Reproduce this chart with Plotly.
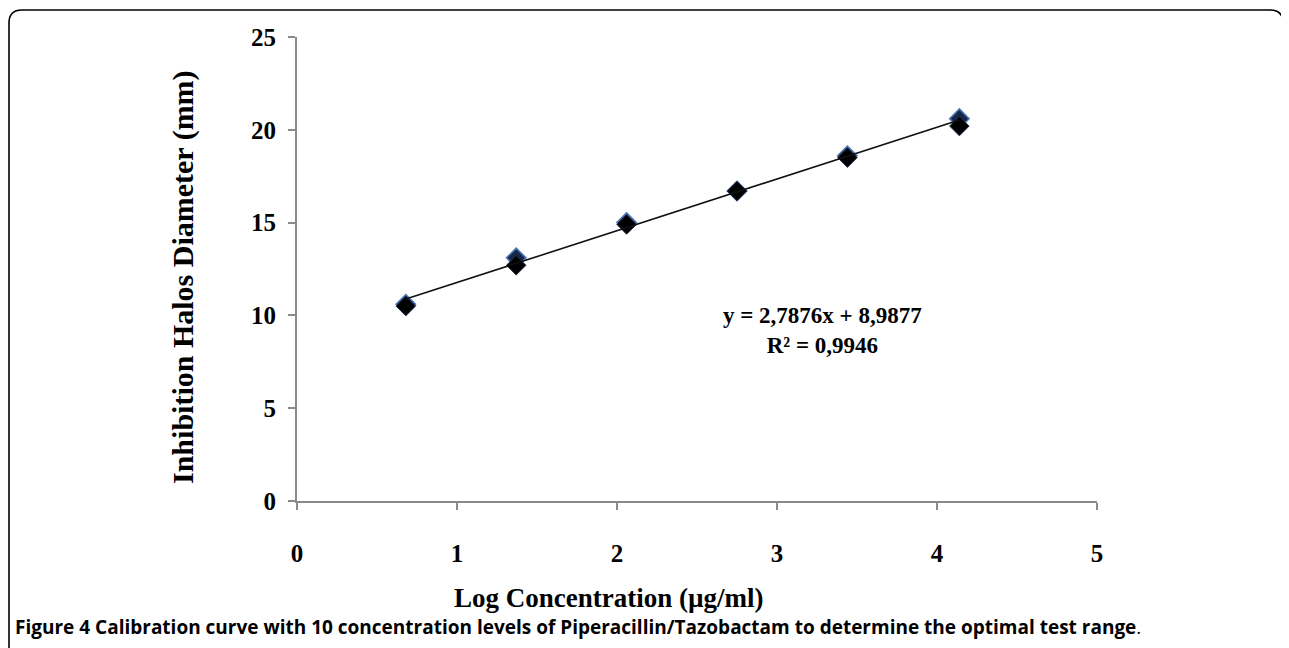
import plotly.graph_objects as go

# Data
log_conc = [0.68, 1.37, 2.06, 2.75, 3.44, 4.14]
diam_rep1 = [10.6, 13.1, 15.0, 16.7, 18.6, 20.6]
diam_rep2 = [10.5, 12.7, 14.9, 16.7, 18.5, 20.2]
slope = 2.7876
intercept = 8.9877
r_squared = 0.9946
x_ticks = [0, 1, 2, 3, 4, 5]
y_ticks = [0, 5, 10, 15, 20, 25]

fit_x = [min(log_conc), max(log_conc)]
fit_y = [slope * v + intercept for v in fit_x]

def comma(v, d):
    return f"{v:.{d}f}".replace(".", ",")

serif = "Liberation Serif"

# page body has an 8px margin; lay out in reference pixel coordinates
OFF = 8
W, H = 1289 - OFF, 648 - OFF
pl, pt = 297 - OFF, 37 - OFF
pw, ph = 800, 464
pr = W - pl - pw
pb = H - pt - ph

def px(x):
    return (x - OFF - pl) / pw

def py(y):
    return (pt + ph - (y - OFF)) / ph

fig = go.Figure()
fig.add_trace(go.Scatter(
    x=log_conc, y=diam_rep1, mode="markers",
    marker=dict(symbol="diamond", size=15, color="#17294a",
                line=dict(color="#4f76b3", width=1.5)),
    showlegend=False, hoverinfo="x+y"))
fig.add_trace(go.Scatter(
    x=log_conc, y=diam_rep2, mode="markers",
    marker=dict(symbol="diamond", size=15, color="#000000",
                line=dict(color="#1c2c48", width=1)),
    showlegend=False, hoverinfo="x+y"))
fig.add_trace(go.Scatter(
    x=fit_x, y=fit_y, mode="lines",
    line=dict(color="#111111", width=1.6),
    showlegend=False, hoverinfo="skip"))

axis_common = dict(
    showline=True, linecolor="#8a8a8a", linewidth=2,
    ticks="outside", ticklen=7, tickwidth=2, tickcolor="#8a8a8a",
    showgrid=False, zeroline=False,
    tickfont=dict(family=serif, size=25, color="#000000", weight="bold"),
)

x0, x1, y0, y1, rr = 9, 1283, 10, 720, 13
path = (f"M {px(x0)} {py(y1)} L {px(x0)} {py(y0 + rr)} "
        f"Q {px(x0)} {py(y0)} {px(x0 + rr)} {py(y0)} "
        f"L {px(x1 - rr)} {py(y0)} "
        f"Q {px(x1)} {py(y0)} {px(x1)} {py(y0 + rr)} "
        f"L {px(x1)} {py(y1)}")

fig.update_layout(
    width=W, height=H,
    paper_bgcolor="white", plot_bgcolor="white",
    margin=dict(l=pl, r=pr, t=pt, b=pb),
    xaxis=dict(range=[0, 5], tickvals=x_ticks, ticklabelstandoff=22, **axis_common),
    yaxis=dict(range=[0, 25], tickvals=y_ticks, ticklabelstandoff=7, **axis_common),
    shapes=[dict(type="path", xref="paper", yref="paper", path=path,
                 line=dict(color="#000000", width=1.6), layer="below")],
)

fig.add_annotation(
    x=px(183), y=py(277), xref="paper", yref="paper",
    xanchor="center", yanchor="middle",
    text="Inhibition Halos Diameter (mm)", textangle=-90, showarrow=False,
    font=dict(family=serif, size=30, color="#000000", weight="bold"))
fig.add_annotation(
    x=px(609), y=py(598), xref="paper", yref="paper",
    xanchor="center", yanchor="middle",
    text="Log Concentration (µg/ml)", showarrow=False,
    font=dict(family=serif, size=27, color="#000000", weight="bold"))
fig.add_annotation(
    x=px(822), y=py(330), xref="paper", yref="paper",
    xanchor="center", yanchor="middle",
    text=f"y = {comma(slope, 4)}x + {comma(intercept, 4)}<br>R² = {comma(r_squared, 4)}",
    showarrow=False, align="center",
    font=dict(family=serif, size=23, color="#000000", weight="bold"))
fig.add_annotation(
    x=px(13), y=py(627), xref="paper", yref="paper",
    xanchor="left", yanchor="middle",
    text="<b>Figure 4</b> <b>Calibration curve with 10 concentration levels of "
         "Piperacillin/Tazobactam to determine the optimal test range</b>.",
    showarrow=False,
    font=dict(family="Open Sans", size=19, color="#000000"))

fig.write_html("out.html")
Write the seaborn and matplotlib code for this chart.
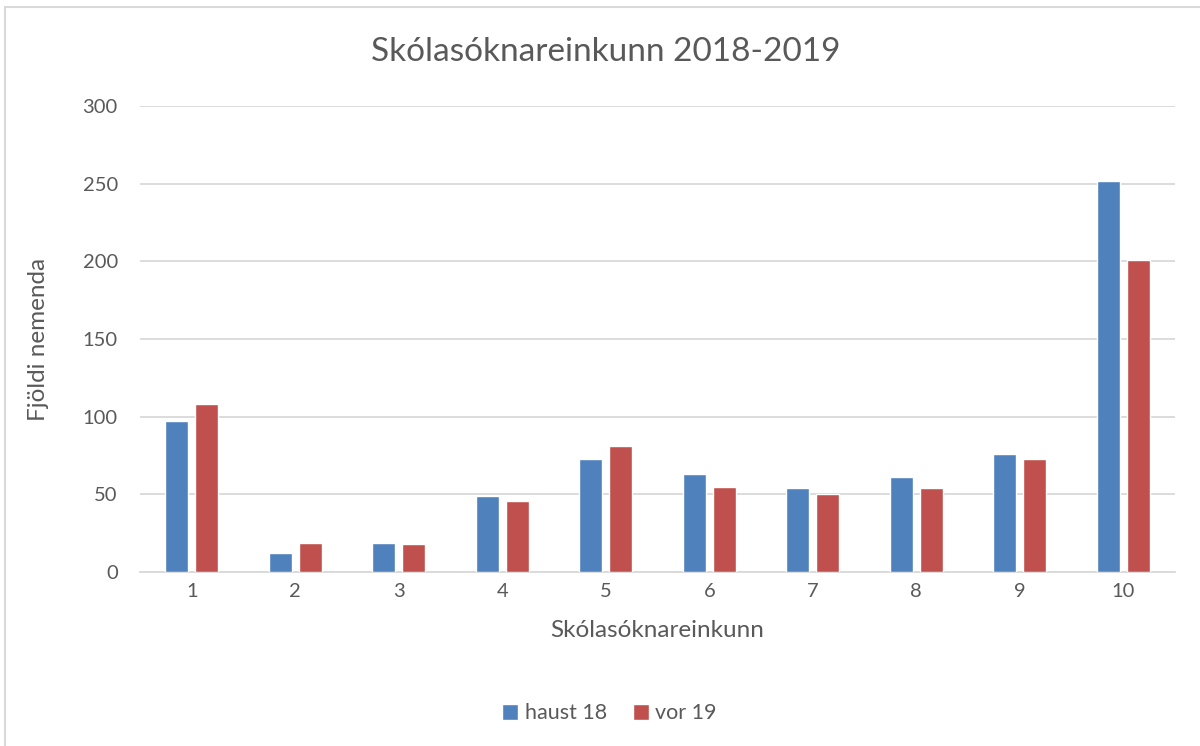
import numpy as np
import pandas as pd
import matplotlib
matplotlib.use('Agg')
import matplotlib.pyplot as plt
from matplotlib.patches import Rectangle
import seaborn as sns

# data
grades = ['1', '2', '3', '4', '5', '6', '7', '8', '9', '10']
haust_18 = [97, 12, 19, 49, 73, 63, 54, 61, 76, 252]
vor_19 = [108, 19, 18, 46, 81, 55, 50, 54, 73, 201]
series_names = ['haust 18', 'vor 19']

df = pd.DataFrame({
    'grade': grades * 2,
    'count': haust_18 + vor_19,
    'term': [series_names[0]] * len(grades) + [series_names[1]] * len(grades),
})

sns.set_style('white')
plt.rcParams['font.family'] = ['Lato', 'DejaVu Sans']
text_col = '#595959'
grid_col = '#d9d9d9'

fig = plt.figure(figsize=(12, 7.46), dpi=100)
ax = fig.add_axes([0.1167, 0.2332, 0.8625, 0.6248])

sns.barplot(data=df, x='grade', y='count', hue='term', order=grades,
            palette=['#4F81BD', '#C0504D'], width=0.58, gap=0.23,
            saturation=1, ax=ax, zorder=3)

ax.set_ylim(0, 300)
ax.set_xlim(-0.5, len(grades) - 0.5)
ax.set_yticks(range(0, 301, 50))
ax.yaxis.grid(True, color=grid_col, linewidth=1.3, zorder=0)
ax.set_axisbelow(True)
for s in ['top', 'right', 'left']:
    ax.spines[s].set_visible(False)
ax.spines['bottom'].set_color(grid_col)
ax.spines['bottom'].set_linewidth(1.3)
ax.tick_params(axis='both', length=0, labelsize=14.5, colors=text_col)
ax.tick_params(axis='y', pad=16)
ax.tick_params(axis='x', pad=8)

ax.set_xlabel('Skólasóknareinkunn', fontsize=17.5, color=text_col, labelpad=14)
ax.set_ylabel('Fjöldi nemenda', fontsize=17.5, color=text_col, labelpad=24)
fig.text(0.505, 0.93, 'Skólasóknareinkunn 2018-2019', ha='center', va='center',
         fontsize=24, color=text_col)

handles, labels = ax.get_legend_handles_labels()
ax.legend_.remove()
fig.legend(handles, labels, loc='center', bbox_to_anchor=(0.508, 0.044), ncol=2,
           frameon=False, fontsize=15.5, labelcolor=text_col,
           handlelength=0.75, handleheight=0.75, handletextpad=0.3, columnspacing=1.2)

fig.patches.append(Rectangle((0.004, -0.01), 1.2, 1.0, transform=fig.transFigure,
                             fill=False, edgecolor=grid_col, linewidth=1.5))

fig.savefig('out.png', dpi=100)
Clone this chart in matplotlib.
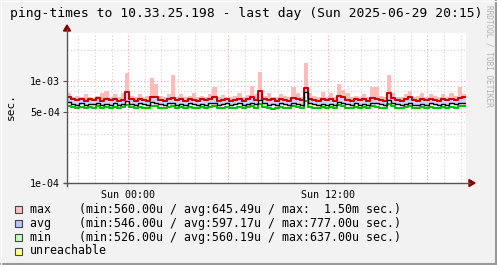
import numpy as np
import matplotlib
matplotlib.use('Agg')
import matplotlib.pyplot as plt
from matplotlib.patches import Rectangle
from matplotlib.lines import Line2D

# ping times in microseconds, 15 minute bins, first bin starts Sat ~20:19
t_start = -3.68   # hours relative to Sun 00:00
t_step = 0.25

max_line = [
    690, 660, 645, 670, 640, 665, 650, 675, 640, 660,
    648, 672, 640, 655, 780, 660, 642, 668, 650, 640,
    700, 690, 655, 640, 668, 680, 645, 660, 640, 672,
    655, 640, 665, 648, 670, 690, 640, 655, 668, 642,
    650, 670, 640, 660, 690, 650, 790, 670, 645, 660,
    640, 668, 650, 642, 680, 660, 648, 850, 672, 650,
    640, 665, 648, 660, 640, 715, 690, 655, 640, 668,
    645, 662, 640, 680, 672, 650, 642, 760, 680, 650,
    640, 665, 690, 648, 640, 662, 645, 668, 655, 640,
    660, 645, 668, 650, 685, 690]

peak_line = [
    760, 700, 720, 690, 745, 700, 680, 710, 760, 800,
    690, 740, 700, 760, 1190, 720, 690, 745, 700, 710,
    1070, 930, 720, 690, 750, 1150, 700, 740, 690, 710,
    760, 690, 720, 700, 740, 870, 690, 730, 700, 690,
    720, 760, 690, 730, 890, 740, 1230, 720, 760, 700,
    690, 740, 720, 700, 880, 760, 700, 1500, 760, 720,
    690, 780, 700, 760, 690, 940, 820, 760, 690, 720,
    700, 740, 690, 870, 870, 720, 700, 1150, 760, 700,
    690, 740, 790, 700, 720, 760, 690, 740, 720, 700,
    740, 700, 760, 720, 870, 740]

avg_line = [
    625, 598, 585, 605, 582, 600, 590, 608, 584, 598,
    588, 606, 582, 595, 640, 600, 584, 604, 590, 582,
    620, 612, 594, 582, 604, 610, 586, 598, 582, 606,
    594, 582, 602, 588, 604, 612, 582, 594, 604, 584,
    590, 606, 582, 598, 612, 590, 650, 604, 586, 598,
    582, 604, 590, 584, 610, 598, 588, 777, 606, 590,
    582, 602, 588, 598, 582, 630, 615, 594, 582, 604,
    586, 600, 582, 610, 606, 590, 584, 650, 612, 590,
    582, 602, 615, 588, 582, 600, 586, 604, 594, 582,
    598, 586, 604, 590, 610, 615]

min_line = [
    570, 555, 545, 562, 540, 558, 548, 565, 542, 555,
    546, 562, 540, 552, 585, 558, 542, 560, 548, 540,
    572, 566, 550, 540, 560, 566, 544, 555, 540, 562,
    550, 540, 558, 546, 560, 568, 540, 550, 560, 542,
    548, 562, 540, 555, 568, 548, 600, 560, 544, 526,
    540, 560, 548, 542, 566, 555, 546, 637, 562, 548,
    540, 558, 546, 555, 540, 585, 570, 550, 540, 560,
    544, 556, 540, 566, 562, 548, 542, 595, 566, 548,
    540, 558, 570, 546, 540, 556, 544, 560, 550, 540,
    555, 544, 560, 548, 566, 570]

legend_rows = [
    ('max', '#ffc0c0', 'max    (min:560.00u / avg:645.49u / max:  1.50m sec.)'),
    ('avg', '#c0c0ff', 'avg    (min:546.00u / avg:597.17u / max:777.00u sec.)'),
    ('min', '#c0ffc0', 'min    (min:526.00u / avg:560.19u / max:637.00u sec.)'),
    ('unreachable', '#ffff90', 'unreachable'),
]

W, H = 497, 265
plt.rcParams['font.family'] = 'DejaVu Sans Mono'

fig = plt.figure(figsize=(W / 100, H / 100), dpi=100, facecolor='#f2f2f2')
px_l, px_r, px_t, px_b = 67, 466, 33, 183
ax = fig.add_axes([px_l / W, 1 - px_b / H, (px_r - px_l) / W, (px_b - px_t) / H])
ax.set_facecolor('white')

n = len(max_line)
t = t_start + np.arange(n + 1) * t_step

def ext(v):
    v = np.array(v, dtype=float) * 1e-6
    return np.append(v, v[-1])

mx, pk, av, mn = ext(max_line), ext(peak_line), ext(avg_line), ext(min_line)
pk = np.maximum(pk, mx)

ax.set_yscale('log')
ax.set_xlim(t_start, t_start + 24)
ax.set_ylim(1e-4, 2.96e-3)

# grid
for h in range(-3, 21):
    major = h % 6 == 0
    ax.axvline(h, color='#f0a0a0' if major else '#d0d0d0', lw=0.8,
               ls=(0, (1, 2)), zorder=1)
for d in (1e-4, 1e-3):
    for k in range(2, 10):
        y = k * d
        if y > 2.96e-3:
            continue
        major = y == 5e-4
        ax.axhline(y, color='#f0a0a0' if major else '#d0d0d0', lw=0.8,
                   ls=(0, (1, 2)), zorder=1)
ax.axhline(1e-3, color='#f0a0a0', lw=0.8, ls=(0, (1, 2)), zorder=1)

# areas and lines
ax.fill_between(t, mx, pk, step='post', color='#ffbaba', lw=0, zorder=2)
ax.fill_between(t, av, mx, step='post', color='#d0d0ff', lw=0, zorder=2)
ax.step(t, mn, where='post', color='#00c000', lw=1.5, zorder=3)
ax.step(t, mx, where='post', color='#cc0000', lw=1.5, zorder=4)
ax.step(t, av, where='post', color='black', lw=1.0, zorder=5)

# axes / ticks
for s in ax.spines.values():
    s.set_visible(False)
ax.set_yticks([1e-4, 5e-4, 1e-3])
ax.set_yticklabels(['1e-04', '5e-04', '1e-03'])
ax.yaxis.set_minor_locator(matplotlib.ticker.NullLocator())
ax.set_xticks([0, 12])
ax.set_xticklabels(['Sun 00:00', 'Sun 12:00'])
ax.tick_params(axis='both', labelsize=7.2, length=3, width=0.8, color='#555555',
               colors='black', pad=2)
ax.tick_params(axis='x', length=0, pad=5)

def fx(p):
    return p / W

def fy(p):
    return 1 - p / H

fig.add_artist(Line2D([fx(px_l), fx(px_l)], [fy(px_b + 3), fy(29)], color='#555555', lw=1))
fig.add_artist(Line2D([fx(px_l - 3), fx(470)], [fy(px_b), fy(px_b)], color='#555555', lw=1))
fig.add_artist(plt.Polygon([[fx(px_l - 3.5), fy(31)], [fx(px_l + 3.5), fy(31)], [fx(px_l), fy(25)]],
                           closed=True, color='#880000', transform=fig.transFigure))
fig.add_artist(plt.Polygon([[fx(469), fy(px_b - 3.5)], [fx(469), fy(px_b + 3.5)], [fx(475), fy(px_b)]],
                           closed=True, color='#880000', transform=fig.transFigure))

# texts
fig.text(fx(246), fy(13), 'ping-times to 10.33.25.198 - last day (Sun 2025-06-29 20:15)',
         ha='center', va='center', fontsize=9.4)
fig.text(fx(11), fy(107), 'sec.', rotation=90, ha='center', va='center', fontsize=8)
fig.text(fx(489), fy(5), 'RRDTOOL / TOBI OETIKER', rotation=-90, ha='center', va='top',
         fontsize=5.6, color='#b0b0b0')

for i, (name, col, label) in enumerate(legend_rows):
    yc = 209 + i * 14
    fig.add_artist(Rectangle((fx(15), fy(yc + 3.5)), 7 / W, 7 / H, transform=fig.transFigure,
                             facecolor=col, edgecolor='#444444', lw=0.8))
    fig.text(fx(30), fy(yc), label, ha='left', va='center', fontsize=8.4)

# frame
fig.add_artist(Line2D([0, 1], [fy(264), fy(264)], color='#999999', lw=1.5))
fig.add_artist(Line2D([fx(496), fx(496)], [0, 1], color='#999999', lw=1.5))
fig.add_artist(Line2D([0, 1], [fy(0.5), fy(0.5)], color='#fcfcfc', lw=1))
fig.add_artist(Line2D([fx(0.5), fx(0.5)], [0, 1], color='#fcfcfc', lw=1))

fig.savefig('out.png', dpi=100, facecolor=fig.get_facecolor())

» Description of the task
Both the line with "Clone this chart in matplotlib." and the line with "660, 645, 668, 650, 685, 690]" are included: reproduce them and every line between, exactly, with pictures omitted.

» The solution
Clone this chart in matplotlib.
import numpy as np
import matplotlib
matplotlib.use('Agg')
import matplotlib.pyplot as plt
from matplotlib.patches import Rectangle
from matplotlib.lines import Line2D

# ping times in microseconds, 15 minute bins, first bin starts Sat ~20:19
t_start = -3.68   # hours relative to Sun 00:00
t_step = 0.25

max_line = [
    690, 660, 645, 670, 640, 665, 650, 675, 640, 660,
    648, 672, 640, 655, 780, 660, 642, 668, 650, 640,
    700, 690, 655, 640, 668, 680, 645, 660, 640, 672,
    655, 640, 665, 648, 670, 690, 640, 655, 668, 642,
    650, 670, 640, 660, 690, 650, 790, 670, 645, 660,
    640, 668, 650, 642, 680, 660, 648, 850, 672, 650,
    640, 665, 648, 660, 640, 715, 690, 655, 640, 668,
    645, 662, 640, 680, 672, 650, 642, 760, 680, 650,
    640, 665, 690, 648, 640, 662, 645, 668, 655, 640,
    660, 645, 668, 650, 685, 690]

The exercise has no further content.